People in mountain regions are increasingly exposed to hazards and changes in water availability, the report said.
Glaciers, snow, ice and permafrost are declining and will continue to do so. This is projected to increase hazards for people, for example through landslides, avalanches, rockfalls and floods.
Smaller glaciers found for example in Europe, eastern Africa, the tropical Andes and Indonesia are projected to lose more than 80 per cent of their current ice mass by 2100 under high emission scenarios. The retreat of the high mountain cryosphere will continue to adversely affect recreational activities, tourism, and cultural assets, the report pointed out.
As mountain glaciers retreat, they are also altering water availability and quality downstream, with implications for many sectors such as agriculture and hydropower.

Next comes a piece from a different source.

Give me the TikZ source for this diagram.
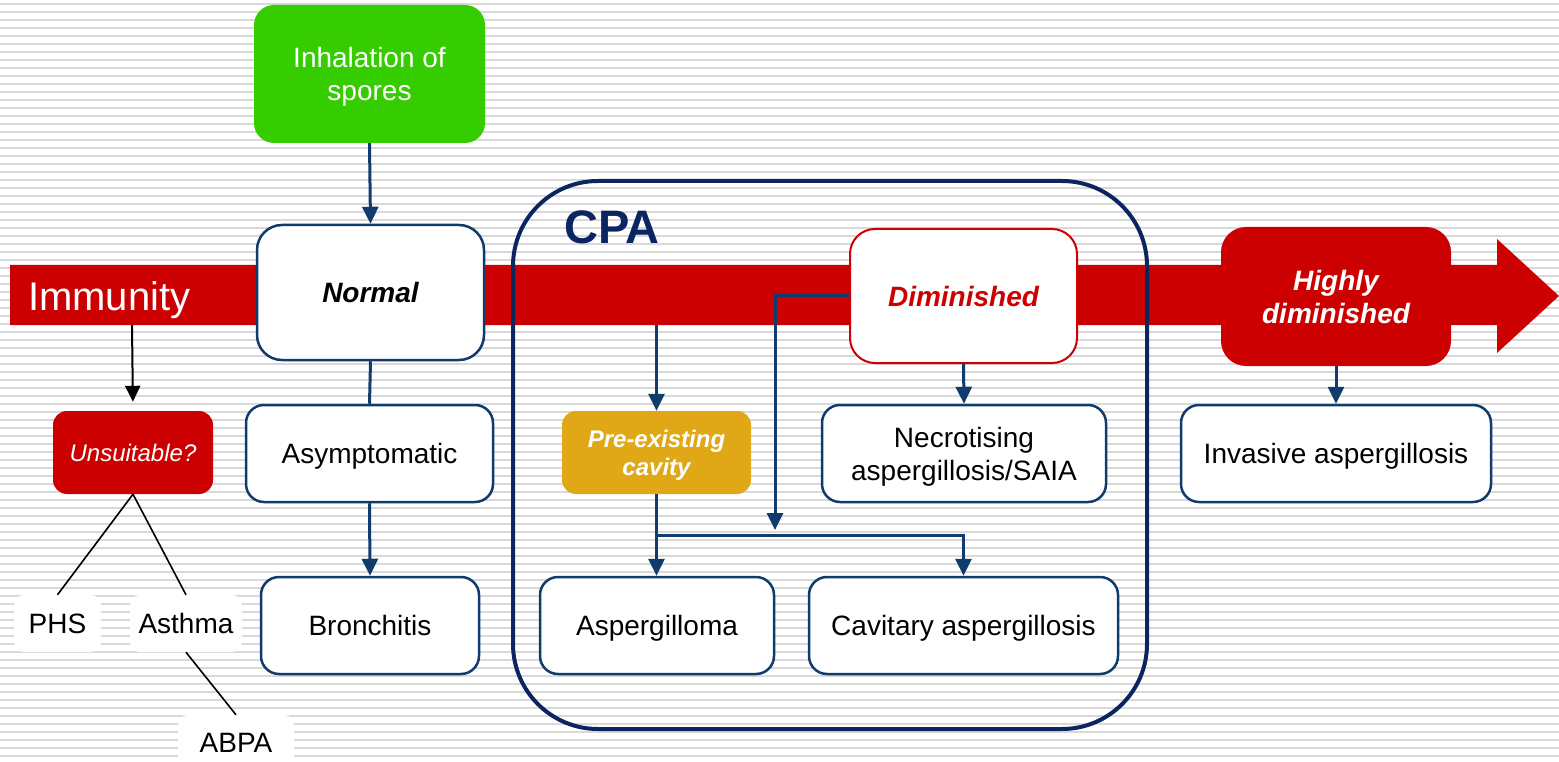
\documentclass[tikz,border=0pt]{standalone}
\usepackage{fontspec}
\setmainfont{Liberation Sans}
\usetikzlibrary{arrows.meta}
\definecolor{bandred}{HTML}{CC0000}
\definecolor{sporegreen}{HTML}{35CC00}
\definecolor{cavgold}{HTML}{E0A817}
\definecolor{navyline}{HTML}{0F3C6D}
\definecolor{cpanavy}{HTML}{0B2561}
\definecolor{stripegray}{HTML}{D9D9D9}
\begin{document}
\begin{tikzpicture}[x=1pt,y=-1pt,
  stripe/.style={stripegray,line width=1.8pt},
  outcome/.style={draw=navyline,line width=2.5pt,fill=white,rounded corners=18pt,align=center,
    font=\fontsize{28}{33}\selectfont,inner sep=0pt,text depth=0pt},
  redbox/.style={fill=bandred,text=white,align=center,inner sep=0pt,text depth=0pt},
  plainlabel/.style={fill=white,rounded corners=10pt,inner sep=0pt,text depth=0pt,font=\fontsize{28}{33}\selectfont},
  navyarr/.style={navyline,line width=3pt,-{Triangle[length=17pt,width=16pt]}},
  navyplain/.style={navyline,line width=3pt},
  blackarr/.style={black,line width=2pt,-{Triangle[length=16pt,width=15pt]}},
  blackline/.style={black,line width=1.6pt}
]
\useasboundingbox (0,0) rectangle (1559,762);
% background stripes
\foreach \k in {0,...,95} {\draw[stripe] (0,3.7+8*\k) -- (1559,3.7+8*\k);}
% immunity band
\fill[bandred] (10,265) -- (1497,265) -- (1497,239) -- (1559,296) -- (1497,353) -- (1497,325) -- (10,325) -- cycle;
\node[anchor=base west,text=white,inner sep=0pt,font=\fontsize{40}{45}\selectfont] (immlabel) at (28,310) {Immunity};
% CPA frame
\draw[cpanavy,line width=4pt,rounded corners=85pt] (513,181) rectangle (1147,729);
\node[text=cpanavy,font=\fontsize{47}{52}\selectfont\bfseries,inner sep=0pt,text depth=0pt] (cpalabel) at (612,227) {CPA};
% nodes
\node[fill=sporegreen,text=white,rounded corners=20pt,align=center,inner sep=0pt,text depth=0pt,
  minimum width=231,minimum height=138,font=\fontsize{28}{33}\selectfont] (spores) at (369.5,74) {Inhalation of\\spores};
\node[outcome,rounded corners=25pt,minimum width=227,minimum height=135,font=\fontsize{28}{33}\selectfont\bfseries\itshape] (normal) at (370.5,292.5) {Normal};
\node[outcome,minimum width=247,minimum height=97] (asym) at (369.5,453.5) {Asymptomatic};
\node[outcome,minimum width=218,minimum height=97] (bron) at (370,625.5) {Bronchitis};
\node[redbox,rounded corners=14pt,minimum width=160,minimum height=83,font=\fontsize{24}{28}\selectfont\itshape] (unsuit) at (133,452.5) {Unsuitable?};
\node[plainlabel,minimum width=87,minimum height=57] (phs) at (57.5,623.5) {PHS};
\node[plainlabel,minimum width=112,minimum height=57] (asthma) at (186,623.5) {Asthma};
\node[plainlabel,minimum width=116,minimum height=55] (abpa) at (236,742.5) {ABPA};
\node[outcome,draw=bandred,line width=2pt,rounded corners=25pt,minimum width=227,minimum height=134,
  text=bandred,font=\fontsize{28}{33}\selectfont\bfseries\itshape] (dimin) at (963.5,296) {Diminished};
\node[fill=cavgold,text=white,rounded corners=14pt,align=center,inner sep=0pt,text depth=0pt,minimum width=189,minimum height=83,
  font=\fontsize{24}{28}\selectfont\bfseries\itshape] (pre) at (656.5,452.5) {Pre-existing\\cavity};
\node[outcome,minimum width=284,minimum height=97] (necro) at (964,453.5) {Necrotising\\aspergillosis/SAIA};
\node[outcome,minimum width=234,minimum height=97] (asp) at (657,625.5) {Aspergilloma};
\node[outcome,minimum width=309,minimum height=97] (cav) at (963.5,625.5) {Cavitary aspergillosis};
\node[redbox,rounded corners=25pt,minimum width=230,minimum height=139,font=\fontsize{28}{33}\selectfont\bfseries\itshape] (high) at (1336,296.5) {Highly\\diminished};
\node[outcome,minimum width=310,minimum height=97] (inv) at (1336,453.5) {Invasive aspergillosis};
% connectors
\coordinate (immdrop) at (132,325);
\coordinate (cpadrop) at (656.5,325);
\coordinate (junc) at (657,535);
\coordinate (dimdrop) at (775,530);
\draw[navyarr] (spores.south) -- (normal.north);
\draw[navyplain] (normal.south) -- (asym.north);
\draw[navyarr] (asym.south) -- (bron.north);
\draw[blackarr,shorten >=9pt] (immdrop) -- (unsuit.north);
\draw[blackline] (unsuit.south) -- (phs.north);
\draw[blackline] (unsuit.south) -- (asthma.north);
\draw[blackline] (asthma.south) -- (abpa.north);
\draw[navyarr] (cpadrop) -- (pre.north);
\draw[navyarr] (pre.south) -- (pre.south |- asp.north);
\draw[navyarr] (pre.south |- junc) -| (cav.north);
\draw[navyarr] (dimin.west) -| (dimdrop);
\draw[navyarr] (dimin.south) -- (necro.north);
\draw[navyarr] (high.south) -- (inv.north);
\end{tikzpicture}
\end{document}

Glaciers and ice sheets in polar and mountain regions are losing mass, contributing to an increasing rate of sea level rise, together with expansion of the warmer ocean.
While sea level has risen globally by around 15 cm during the 20th century, it is currently rising more than twice as fast – 3.6 mm per year – and accelerating, the report showed.
Rising sea levels
Sea level will continue to rise for centuries. It could reach around 30-60 cm by 2100 even if greenhouse gas emissions are sharply reduced and global warming is limited to well below 2°C, but around 60-110 cm if greenhouse gas emissions continue to increase strongly.
Sea level rise will increase the frequency of extreme sea level events, which occur for example during high tides and intense storms. Indications are that with any degree of additional warming, events that occurred once per century in the past will occur every year by mid-century in many regions, increasing risks for many low-lying coastal cities and small islands.
Without major investments in adaptation, they would be exposed to escalating flood risks, the report shows. Some island nations are likely to become uninhabitable due to climate-related ocean and cryosphere change, the report said, but habitability thresholds remain extremely difficult to assess.
Increases in tropical cyclone winds and rainfall are exacerbating extreme sea level events and coastal hazards. Hazards will be further be intensified by an increase in the average intensity, magnitude of storm surge and precipitation rates of tropical cyclones, especially if greenhouse gas emissions remain high.
Warming and changes in ocean chemistry are already disrupting species throughout the ocean food web, with impacts on marine ecosystems and people that depend on them, the report said.